Alasan Evi Novida Gugat ke PTUN dan Pandangan Pakar
Berita

Alasan Evi Novida Gugat ke PTUN dan Pandangan Pakar

Gugatan Evi Novida ke PTUN untuk pembatalan putusan DKPP dan pembatalan Keppres pemberhentian secara tidak hormat dirinya yang diterbitkan Presiden.

Moh. Dani Pratama Huzaini
Bacaan 2 Menit

 

Belum tentu tepat

Dihubungi terpisah, Pakar Hukum Tata Negara dari Sekolah Tinggi Ilmu Hukum (STIH) Jentera  Bivitri Susanti menyebutkan tidak ada salahnya jika Evi mencoba menggugat putusan DKPP ke PTUN, meskipun hal itu belum tentu tepat. Namun langkah yang paling tepat yang bisa dilakukan adalah menggugat Keppres yang diterbitkan Presiden ke DKPP karena Keppres merupakan produk pejabat tata usaha negara.

 

Bivitri mengungkapkan setidaknya terdapat sejumlah alasan yang bisa digunakan sebagai dalil menggugat Keppres pemberhentian Evi secara tidak hormat yang diterbitkan Presiden. Pertama, dari segi prosedur, Hendri Makalausc sebagai pengadu sudah mencabut pengaduannya. 

 

“Kalau dalam hukum acara, kita bicara hukum acara ini karena kan DKPP itu lembaga etik. Harusnya dalam hukum acara kalau sudah menarik laporan sudah tidak bisa diproses,“ terang Bivitri. 

 

Kedua, menurut Bivitri dalam proses di lembaga etik manapun yang namanya teradu harus diberikan kesempatan yang sama untuk memberikan pembelaaan. Terkait hal ini, sebagaimana pengakuan Evi, dirinya tidak banyak memiliki kesempatan untuk membela diri karena tidak hadir dalam pemanggilan akibat sedang sakit. 

 

Ketiga, Bivitri mengajukan pertanyaan apakah persoalan Evi ini benar wilayah etik atau bukan? Menurut Bivitri, sebenarnya yang dilakukan KPU adalah kesalahan penafsiran putusan MK. Karena itu, kalaupun terdapat kesalahan penafsiran, pertanyaan berikutnya KPU boleh salah atau tidak?
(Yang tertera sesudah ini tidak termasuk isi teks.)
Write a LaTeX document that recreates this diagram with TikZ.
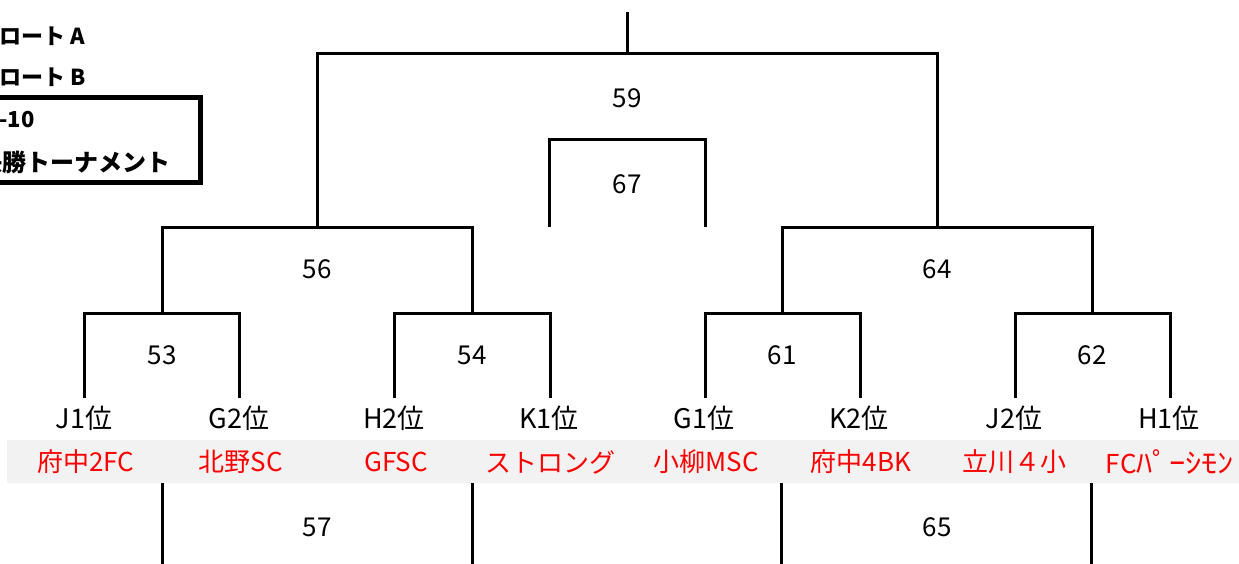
\documentclass[tikz,border=0pt]{standalone}
\usepackage{fontspec}
\usepackage{graphicx}
\setmainfont{Noto Sans CJK JP}
\definecolor{bandgray}{HTML}{F2F2F2}
\begin{document}
\begin{tikzpicture}[x=1pt,y=-1pt,
  br/.style={line width=3pt},
  num/.style={font=\fontsize{26}{26}\selectfont, inner sep=0pt},
  rank/.style={font=\fontsize{27}{27}\selectfont, inner sep=0pt},
  team/.style={font=\fontsize{26}{26}\selectfont, text=red, inner sep=0pt},
  leg/.style={font=\bfseries\fontsize{22}{22}\selectfont, inner sep=0pt},
  legbig/.style={font=\bfseries\fontsize{24}{24}\selectfont, inner sep=0pt}]
\useasboundingbox (0,0) rectangle (1239,564);
\clip (0,0) rectangle (1239,564);
% band
\fill[bandgray] (7,440) rectangle (1239,483);
% coordinates
\foreach \n/\x in {1/84,2/239,3/394,4/550,5/705,6/860,7/1015,8/1170}{
  \coordinate (leaf\n) at (\x,398);
}
\coordinate (m53) at (162,313);
\coordinate (m54) at (472,313);
\coordinate (m61) at (782,313);
\coordinate (m62) at (1092,313);
\coordinate (m56) at (317,227);
\coordinate (m64) at (937,227);
\coordinate (m59) at (627,54);
\coordinate (top) at (627,12);
\coordinate (c67a) at (549,227);
\coordinate (c67t) at (627,140);
\coordinate (c67b) at (705,227);
% brackets
\draw[br] (leaf1) |- (m53) -| (leaf2);
\draw[br] (leaf3) |- (m54) -| (leaf4);
\draw[br] (leaf5) |- (m61) -| (leaf6);
\draw[br] (leaf7) |- (m62) -| (leaf8);
\draw[br] (m53) |- (m56) -| (m54);
\draw[br] (m61) |- (m64) -| (m62);
\draw[br] (m56) |- (m59) -| (m64);
\draw[br] (m59) -- (top);
\draw[br] (c67a) |- (c67t) -| (c67b);
% bottom stubs
\foreach \x/\n in {162/a,472/b,781/c,1091/d}{
  \coordinate (bs\n) at (\x,483);
  \coordinate (be\n) at (\x,566);
  \draw[br] (bs\n) -- (be\n);
}
% numbers
\node[num] (n59) at (627,98) {59};
\node[num] (n67) at (627,184) {67};
\node[num] (n56) at (317,269) {56};
\node[num] (n64) at (937,269) {64};
\node[num] (n53) at (162,355) {53};
\node[num] (n54) at (472,355) {54};
\node[num] (n61) at (782,355) {61};
\node[num] (n62) at (1092,355) {62};
\node[num] (n57) at (317,527) {57};
\node[num] (n65) at (937,527) {65};
% ranks
\node[rank] (r1) at (84,418) {J1位};
\node[rank] (r2) at (239,418) {G2位};
\node[rank] (r3) at (394,418) {H2位};
\node[rank] (r4) at (549,418) {K1位};
\node[rank] (r5) at (704,418) {G1位};
\node[rank] (r6) at (859,418) {K2位};
\node[rank] (r7) at (1014,418) {J2位};
\node[rank] (r8) at (1169,418) {H1位};
% teams
\node[team] (t1) at (86,462) {府中2FC};
\node[team] (t2) at (241,462) {北野SC};
\node[team] (t3) at (396,462) {GFSC};
\node[team] (t4) at (550,462) {ストロング};
\node[team] (t5) at (706,462) {小柳MSC};
\node[team] (t6) at (861,462) {府中4BK};
\node[team] (t7) at (1014,462) {立川４小};
\node[team] (t8) at (1170,462) {FC\scalebox{1.25}[1.08]{ﾊﾟｰｼﾓﾝ}};
% legend
\node[leg, anchor=west] (la) at (-1,36) {ロート A};
\node[leg, anchor=west] (lb) at (-1,77) {ロート B};
\draw[line width=5pt] (-20,97.5) rectangle (200.5,182.5);
\node[leg, anchor=west] (lc) at (-1,120) {-10};
\node[legbig, anchor=east] (ld) at (171,162) {決勝トーナメント};
\end{tikzpicture}
\end{document}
Menurut Bivitri, sebenarnya bisa saja orang melakukan kesalahan asal bukan dengan cara melanggar kode etik perilaku.

 

”DKPP itu kan lembaga etik bukan lembaga seperti Bawaslu. Dia harus mengecek apakah ada pelanggaran etik atau tidak. Contohnya apa? Misalnya kalau Bu Evi ketahuan dia makan-makan dulu dengan pihak yang diuntungkan. Tapi ini kan yang dianggap salah adalah penafsiran terhadap putusan MK,” terang Bivitri.

 

Keempat, menurut Bivitri, penafsiran KPU merupakan keputusan lembaga. Untuk itu ia mempertanyakan kelayakan langkah DKPP yang hanya memecat satu orang anggota KPU, sementara keputusan KPU diambil secara kolektif kolegial. 

 

Kelima, Bivitri menilai bentuk putusan sidang dewan etik seharusnya bertingkat. Sepanjang pengetahuan Bivitri, Evi belum pernah dijatuhi teguran keras sebelumnya, namun langsung dipecat oleh DKPP. ”Ini juga saya kira harus ditelaah lebih jauh apakah DKPP sudah menjalankan sidang etik itu dengan tepat?”